The careful design and integration of hydraulic components allow for the efficient operation of machines that move heavy loads, control delicate processes, and enhance productivity. Whether you’re a machine operator, engineer, or just an enthusiast, understanding hydraulic systems provides valuable insight into the technology that powers so much of the world around us.

FAQs

1. What is hydraulic fluid made of?
Manufacturers usually make hydraulic fluid from mineral oils, though they also use synthetic oils, water-based fluids, and eco-friendly options. The type of fluid used depends on the job and operating conditions.

2. Why is hydraulic oil important?
Hydraulic oil is key because it powers the system by transferring energy, keeps parts lubricated to reduce wear, and helps cool down the system. It also protects against rust and removes dirt from the fluid.

3. How does a hydraulic cylinder work?
A hydraulic cylinder uses pressurized fluid to move a piston inside a tube. The motion creates force, which operators use for tasks like lifting, pushing, or pulling. The fluid’s control determines the direction and speed of movement.
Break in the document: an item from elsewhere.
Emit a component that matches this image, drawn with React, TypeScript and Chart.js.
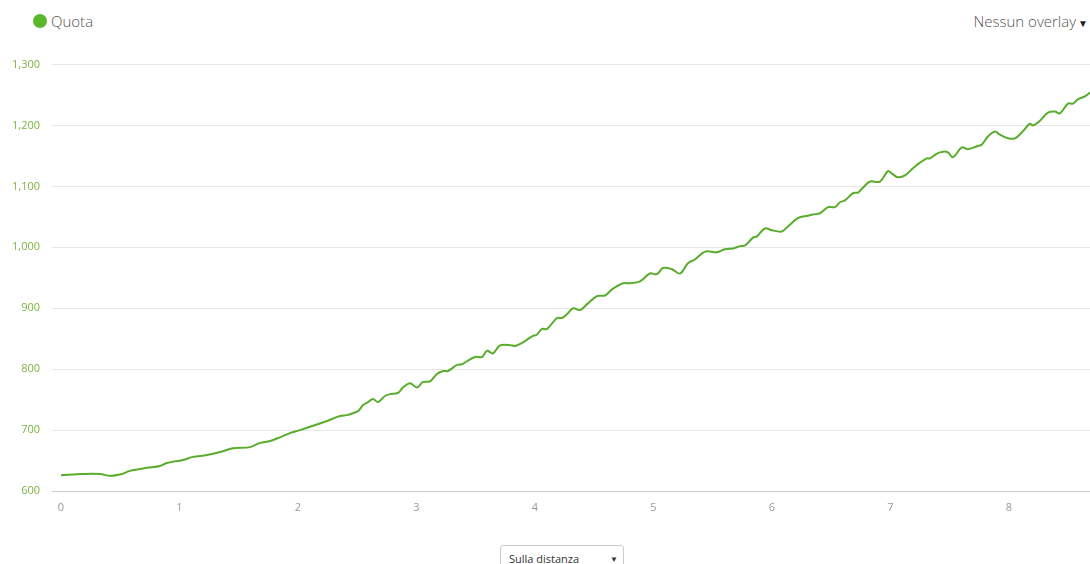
import React, { useEffect, useRef } from "react";
import { Chart, registerables } from "chart.js";

Chart.register(...registerables);

const X_KM = [
  0, 0.186, 0.329, 0.414, 0.515, 0.582, 0.726, 0.835, 0.895, 1.03, 1.114, 1.232, 1.342, 1.451, 1.595,
  1.679, 1.764, 1.831, 1.932, 2.017, 2.127, 2.245, 2.354, 2.422, 2.506, 2.549, 2.591, 2.633, 2.675,
  2.734, 2.776, 2.844, 2.886, 2.945, 3.004, 3.055, 3.114, 3.173, 3.224, 3.266, 3.342, 3.384, 3.426,
  3.494, 3.553, 3.595, 3.646, 3.705, 3.806, 3.831, 3.899, 3.975, 4.017, 4.059, 4.101, 4.186, 4.228,
  4.27, 4.321, 4.38, 4.447, 4.523, 4.591, 4.65, 4.743, 4.802, 4.886, 4.97, 5.03, 5.08, 5.156, 5.224,
  5.291, 5.35, 5.435, 5.536, 5.603, 5.671, 5.73, 5.772, 5.84, 5.873, 5.941, 6.0, 6.084, 6.127, 6.219,
  6.304, 6.346, 6.405, 6.473, 6.532, 6.574, 6.616, 6.684, 6.726, 6.768, 6.827, 6.911, 6.979, 7.013,
  7.063, 7.122, 7.19, 7.249, 7.308, 7.333, 7.392, 7.443, 7.485, 7.527, 7.603, 7.654, 7.73, 7.772,
  7.823, 7.882, 7.924, 7.992, 8.051, 8.11, 8.177, 8.203, 8.262, 8.329, 8.388, 8.43, 8.498, 8.54,
  8.582, 8.641, 8.684,
];

const ELEVATION = [
  626, 628, 628, 625, 628, 633, 638, 641, 646, 651, 656, 659, 664, 670, 672,
  679, 682, 687, 695, 700, 707, 715, 723, 725, 731, 741, 746, 751, 746,
  756, 759, 761, 770, 777, 770, 779, 780, 792, 797, 797, 807, 808, 813,
  820, 820, 830, 826, 839, 839, 838, 844, 854, 857, 866, 866, 884, 884,
  890, 900, 897, 908, 920, 921, 931, 941, 941, 944, 957, 956, 966, 964, 957,
  974, 980, 993, 992, 997, 998, 1002, 1003, 1016, 1018, 1031, 1028, 1026, 1033, 1048,
  1052, 1054, 1056, 1066, 1066, 1074, 1077, 1089, 1090, 1098, 1108, 1108, 1125, 1121,
  1115, 1118, 1130, 1139, 1146, 1146, 1154, 1157, 1156, 1148, 1164, 1161, 1166, 1169,
  1182, 1190, 1185, 1179, 1179, 1189, 1203, 1200, 1208, 1221, 1223, 1220, 1236, 1236,
  1243, 1248, 1254,
];

const X_TICKS = [0, 1, 2, 3, 4, 5, 6, 7, 8];
const Y_TICKS = [600, 700, 800, 900, 1000, 1100, 1200, 1300];

const LINE_COLOR = "#5aac2c";

export default function App() {
  const ref = useRef<HTMLCanvasElement>(null);

  useEffect(() => {
    Chart.defaults.font.family = "'Open Sans', sans-serif";
    const chart = new Chart(ref.current as HTMLCanvasElement, {
      type: "line",
      data: {
        datasets: [
          {
            label: "Quota",
            data: X_KM.map((x, i) => ({ x, y: ELEVATION[i] })),
            borderColor: LINE_COLOR,
            borderWidth: 2,
            pointRadius: 0,
            tension: 0.35,
            fill: false,
          },
        ],
      },
      options: {
        animation: false,
        responsive: false,
        maintainAspectRatio: false,
        layout: { padding: { top: 10, right: 0, left: 0, bottom: 0 } },
        plugins: { legend: { display: false }, tooltip: { enabled: false } },
        scales: {
          x: {
            type: "linear",
            min: -0.076,
            max: 8.684,
            afterBuildTicks: (s: any) => {
              s.ticks = X_TICKS.map((v) => ({ value: v }));
            },
            afterFit: (s: any) => {
              s.height = 30;
            },
            grid: { display: false, drawTicks: false },
            border: { display: true, color: "#cccccc", width: 1 },
            ticks: {
              color: "#999999",
              font: { size: 11 },
              padding: 10,
              maxRotation: 0,
              autoSkip: false,
            },
          },
          y: {
            type: "linear",
            min: 600,
            max: 1300,
            afterBuildTicks: (s: any) => {
              s.ticks = Y_TICKS.map((v) => ({ value: v }));
            },
            afterFit: (s: any) => {
              s.width = 52;
            },
            grid: {
              drawTicks: false,
              color: (ctx: any) => (ctx.tick && ctx.tick.value === 600 ? "#cccccc" : "#e6e6e6"),
            },
            border: { display: false },
            ticks: {
              color: "#7cb342",
              font: { size: 11 },
              padding: 12,
              callback: (v: any) => Number(v).toLocaleString("en-US"),
            },
          },
        },
      },
    });
    return () => chart.destroy();
  }, []);

  return (
    <div
      style={{
        position: "fixed",
        left: 0,
        top: 0,
        width: 1090,
        height: 564,
        background: "#fff",
        overflow: "hidden",
        fontFamily: "'Open Sans', sans-serif",
      }}
    >
      <div
        style={{
          position: "absolute",
          left: 33,
          top: 14,
          width: 14,
          height: 14,
          borderRadius: "50%",
          background: "#5cb82a",
        }}
      />
      <div
        style={{
          position: "absolute",
          left: 51,
          top: 10,
          fontSize: 15,
          fontWeight: 300,
          color: "#555",
          lineHeight: "22px",
        }}
      >
        Quota
      </div>
      <div
        style={{
          position: "absolute",
          right: 2,
          top: 10,
          fontSize: 15,
          fontWeight: 300,
          color: "#555",
          lineHeight: "22px",
          whiteSpace: "nowrap",
        }}
      >
        Nessun overlay
        <span style={{ fontSize: 10, color: "#222", marginLeft: 2 }}>▼</span>
      </div>
      <canvas
        ref={ref}
        width={1090}
        height={475}
        style={{ position: "absolute", left: 0, top: 46, display: "block" }}
      />
      <div
        style={{
          position: "absolute",
          left: 500,
          top: 545,
          width: 124,
          height: 28,
          border: "1px solid #cccccc",
          borderRadius: 3,
          boxSizing: "border-box",
          background: "#fff",
        }}
      >
        <span
          style={{
            position: "absolute",
            left: 8,
            top: 6,
            fontSize: 11,
            color: "#333",
            lineHeight: "14px",
          }}
        >
          Sulla distanza
        </span>
        <span
          style={{
            position: "absolute",
            right: 5,
            top: 6,
            fontSize: 8,
            color: "#333",
            lineHeight: "14px",
          }}
        >
          ▼
        </span>
      </div>
    </div>
  );
}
4. Why use hydraulic systems instead of mechanical ones?
Hydraulic systems are more powerful and flexible than mechanical ones. They can generate more force in smaller spaces, give smoother control, and can send energy over longer distances with less energy loss.

5. What does a hydraulic valve do?
A hydraulic valve controls the flow of fluid in the system. It decides which way the fluid goes, how much of it flows, and how fast. This helps control how the actuators (like cylinders or motors) move.

6. How do you maintain a hydraulic system?
To keep a hydraulic system running smoothly, make sure the fluid levels are right, change the fluid when needed, and check for leaks or damage. Clean or replace filters regularly, and monitor pressure and temperature to avoid problems.